The 2008 China International Petroleum Equipment and Technology Exhibition concluded last Friday in the eastern city of Dongying. 3000 guests from over 40 countries attended and everything appeared to run smoothly. Yet the majority of the foreign delegates were hired just to make the event look "international". Among the 200 fake delegates was Jez Webb, The Peking Order’s energy correspondent.
Most guests had responded to an ad on theBeijinger.com with the curious title: “Free trip to Shandong, 200 foreign visitors invited (Be paid)”. We would, depending on our age, receive between 600 and 700 RMB (£60-70) for two days “work” – two 6 hour bus journeys to and from the city, full board in a luxury hotel and a couple of hours walking round an exhibition, pretending that we were involved in the petroleum industry.
For many, the 6am wake-up call had followed a heavy night in Dongying; free beer was supplied with our meal and 0546, the city’s main nightclub, had put on quite a show for its anticipated guests. So it was with non-renewed energy that most of us trudged around the exhibition hall accepting promotional material from enthusiastic sales representatives - all of whom blissfully unaware that none of us “delegates” knew our casing heads from our choke valves.

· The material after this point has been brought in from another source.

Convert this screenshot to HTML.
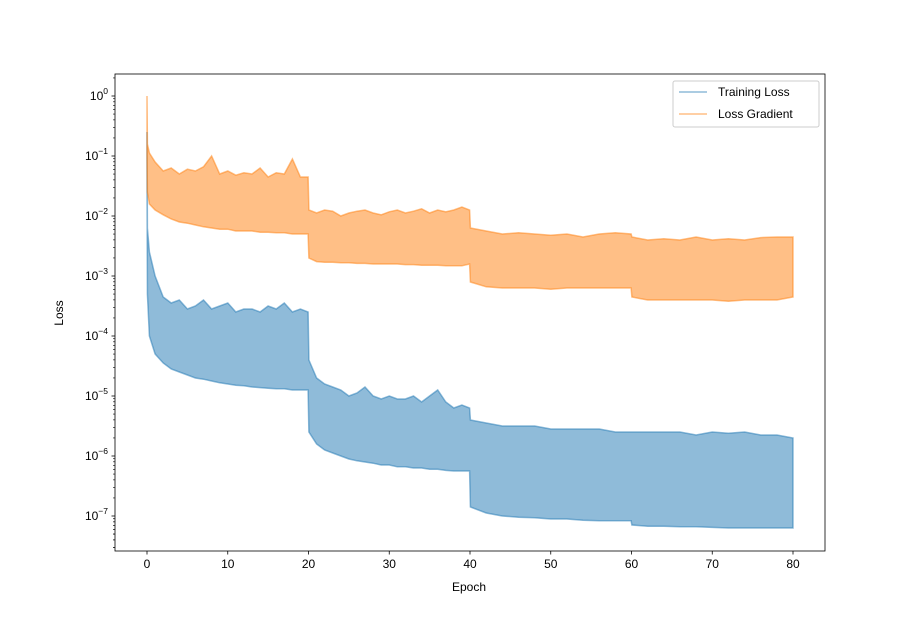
<!DOCTYPE html>
<html><head><meta charset="utf-8"><style>
body{margin:0;background:#fff}
svg text{font-family:"Liberation Sans","DejaVu Sans",sans-serif;font-size:12px;fill:#000}
</style></head><body>
<svg id="chart" width="917" height="619" viewBox="0 0 917 619" xmlns="http://www.w3.org/2000/svg">
<rect width="917" height="619" fill="#fff"/>
<g id="plot"></g>
<g id="axes"></g>
</svg>
<script>
const epochs=[0,0.05,0.3,1,2,3,4,5,6,7,8,9,10,11,12,13,14,15,16,17,18,19,19.95,20.05,21,22,23,24,25,26,27,28,29,30,31,32,33,34,35,36,37,38,39,39.95,40.05,42,44,46,48,50,52,54,56,58,59.95,60.05,62,64,66,68,70,72,74,76,78,80];
const gradUpperLog=[0,-0.8,-0.95,-1.1,-1.25,-1.2,-1.3,-1.22,-1.25,-1.18,-1.0,-1.3,-1.25,-1.32,-1.28,-1.3,-1.2,-1.35,-1.28,-1.3,-1.05,-1.35,-1.35,-1.9,-1.95,-1.9,-1.92,-2.0,-1.95,-1.92,-1.9,-1.95,-1.98,-1.93,-1.9,-1.95,-1.92,-1.88,-1.95,-1.9,-1.93,-1.9,-1.85,-1.9,-2.2,-2.25,-2.3,-2.28,-2.3,-2.32,-2.3,-2.35,-2.3,-2.28,-2.3,-2.35,-2.4,-2.38,-2.4,-2.35,-2.4,-2.38,-2.4,-2.36,-2.35,-2.35];
const gradLowerLog=[-1.0,-1.6,-1.8,-1.9,-1.98,-2.05,-2.1,-2.12,-2.15,-2.18,-2.2,-2.22,-2.22,-2.25,-2.25,-2.25,-2.27,-2.27,-2.28,-2.28,-2.3,-2.3,-2.3,-2.7,-2.76,-2.77,-2.77,-2.78,-2.78,-2.79,-2.79,-2.8,-2.8,-2.8,-2.8,-2.81,-2.81,-2.82,-2.82,-2.82,-2.83,-2.83,-2.83,-2.8,-3.1,-3.18,-3.2,-3.2,-3.2,-3.22,-3.2,-3.2,-3.2,-3.2,-3.2,-3.35,-3.4,-3.4,-3.4,-3.4,-3.4,-3.42,-3.4,-3.4,-3.4,-3.35];
const lossUpperLog=[-0.6,-2.2,-2.6,-3.0,-3.35,-3.45,-3.4,-3.55,-3.5,-3.4,-3.55,-3.5,-3.45,-3.6,-3.55,-3.55,-3.6,-3.5,-3.55,-3.45,-3.6,-3.55,-3.6,-4.4,-4.7,-4.8,-4.85,-4.9,-5.0,-4.95,-4.85,-5.0,-5.05,-5.0,-5.05,-5.05,-5.0,-5.1,-5.0,-4.9,-5.1,-5.2,-5.15,-5.2,-5.4,-5.45,-5.5,-5.5,-5.5,-5.55,-5.55,-5.55,-5.55,-5.6,-5.6,-5.6,-5.6,-5.6,-5.6,-5.65,-5.6,-5.62,-5.6,-5.65,-5.65,-5.7];
const lossLowerLog=[-1.5,-3.3,-4.0,-4.3,-4.45,-4.55,-4.6,-4.65,-4.7,-4.72,-4.75,-4.78,-4.8,-4.82,-4.83,-4.85,-4.86,-4.87,-4.88,-4.88,-4.9,-4.9,-4.9,-5.6,-5.8,-5.9,-5.95,-6.0,-6.05,-6.08,-6.1,-6.12,-6.15,-6.15,-6.18,-6.18,-6.2,-6.2,-6.22,-6.22,-6.24,-6.25,-6.25,-6.25,-6.85,-6.95,-7.0,-7.02,-7.03,-7.05,-7.05,-7.07,-7.08,-7.08,-7.08,-7.15,-7.17,-7.17,-7.18,-7.18,-7.19,-7.2,-7.2,-7.2,-7.2,-7.2];
const xTicks=[0,10,20,30,40,50,60,70,80];
const yTickExps=[0,-1,-2,-3,-4,-5,-6,-7];

const NS="http://www.w3.org/2000/svg";
const L=115,R=825,T=74,B=551;
const x=v=>147+(v/80)*(793-147);
const y=lg=>96+(0-lg)*60;
function mk(tag,attrs,parent){const e=document.createElementNS(NS,tag);for(const k in attrs)e.setAttribute(k,attrs[k]);parent.appendChild(e);return e;}
const plot=document.getElementById('plot'),axes=document.getElementById('axes');
function band(up,lo,color,name){
  let d='M'+epochs.map((e,i)=>x(e).toFixed(1)+','+y(up[i]).toFixed(1)).join(' L');
  for(let i=epochs.length-1;i>=0;i--)d+=' L'+x(epochs[i]).toFixed(1)+','+y(lo[i]).toFixed(1);
  const p=mk('path',{d:d+'Z',fill:color,'fill-opacity':0.5,stroke:color,'stroke-opacity':0.5,'stroke-width':1.5},plot);
  
  
}
band(lossUpperLog,lossLowerLog,'#1f77b4','training-loss-series');
band(gradUpperLog,gradLowerLog,'#ff7f0e','loss-gradient-series');
mk('rect',{x:L,y:T,width:R-L,height:B-T,fill:'none',stroke:'#000','stroke-width':0.8},axes);
xTicks.forEach(t=>{
  mk('line',{x1:x(t),x2:x(t),y1:B,y2:B+3.5,stroke:'#000','stroke-width':0.8},axes);
  const tx=mk('text',{x:x(t),y:B+17,'text-anchor':'middle'},axes);tx.textContent=t;
  
  
});
yTickExps.forEach(ex=>{
  const yy=y(ex);
  mk('line',{x1:L-3.5,x2:L,y1:yy,y2:yy,stroke:'#000','stroke-width':0.8},axes);
  for(let m=2;m<=9;m++){const ym=y(ex-1+Math.log10(m));if(ym>T&&ym<B)mk('line',{x1:L-2,x2:L,y1:ym,y2:ym,stroke:'#000','stroke-width':0.6},axes);}
  const tx=mk('text',{x:L-7,y:yy+4,'text-anchor':'end'},axes);
  
  
  tx.innerHTML='10<tspan dy="-6" font-size="8.5">'+(ex<0?'\u2212'+(-ex):ex)+'</tspan>';
});
// extra minor ticks below 1e-7
for(let m=2;m<=9;m++){const ym=y(-8+Math.log10(m));if(ym>T&&ym<B)mk('line',{x1:L-2,x2:L,y1:ym,y2:ym,stroke:'#000','stroke-width':0.6},axes);}
for(let m=2;m<=9;m++){const ym=y(0+Math.log10(m));if(ym>T&&ym<B)mk('line',{x1:L-2,x2:L,y1:ym,y2:ym,stroke:'#000','stroke-width':0.6},axes);}
</script>
<svg width="0" height="0"></svg>
<div></div>
<script>
const ax=document.getElementById('axes');
const NS2="http://www.w3.org/2000/svg";
function t2(txt,attrs,name){const e=document.createElementNS(NS2,'text');for(const k in attrs)e.setAttribute(k,attrs[k]);e.textContent=txt;


ax.appendChild(e);return e;}
t2('Epoch',{x:469,y:591,'text-anchor':'middle'},'x-axis-title');
t2('Loss',{x:63,y:313,'text-anchor':'middle',transform:'rotate(-90 63 313)'},'y-axis-title');
const lg=document.createElementNS(NS2,'g');


ax.appendChild(lg);
lg.innerHTML='<rect x="673" y="81" width="146" height="46" rx="2" fill="#fff" fill-opacity="0.8" stroke="#ccc"/>'+
'<line x1="679" x2="707" y1="92" y2="92" stroke="#1f77b4" stroke-opacity="0.5" stroke-width="1.5"/>'+
'<line x1="679" x2="707" y1="114" y2="114" stroke="#ff7f0e" stroke-opacity="0.5" stroke-width="1.5"/>'+
'<text x="718" y="96">Training Loss</text>'+
'<text x="718" y="118">Loss Gradient</text>';
</script>
</body></html>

The whole city had been lied to. Roads were closed off and we were given police escort to ensure safe passage to and from the hotel. Crowds were addressed by leading provincial government figures as well as foreign leaders. The Dongying Daily - a paper so excited that it printed the front cover in full colour for the few days we were in town - also failed to smell a rat and reported on the success of the "ground-breaking event".
By the time the stall holders began scratching their heads over the fact that they had collected several identical business cards we had already begun the arduous bus ride back to Beijing.
Rather than arrange for real industry people to be flown in from around the world, the event organisers thought that 200 members of Beijing’s otherwise idle foreign population – a mixture of students and casual workers – would be enough to lend the exhibition the international quality it needed.
Can you tell a real delegate from a fake delegate? The bloke in the red helmet couldn’t.
How could the organisers get away with this? After all, a quick chat with any of the overseas “delegates” would have quickly revealed that something was amiss. However, the language and cultural barrier, especially without the help of any investigative reporting of the event, makes for a gullible Dongying. The exhibition was an example of Chinese people using foreign faces to trick other, more ignorant Chinese people. And unfortunately, as long as Chinese people are bad at English and in awe of the foreign face, this type of façade will continue to be put up throughout China.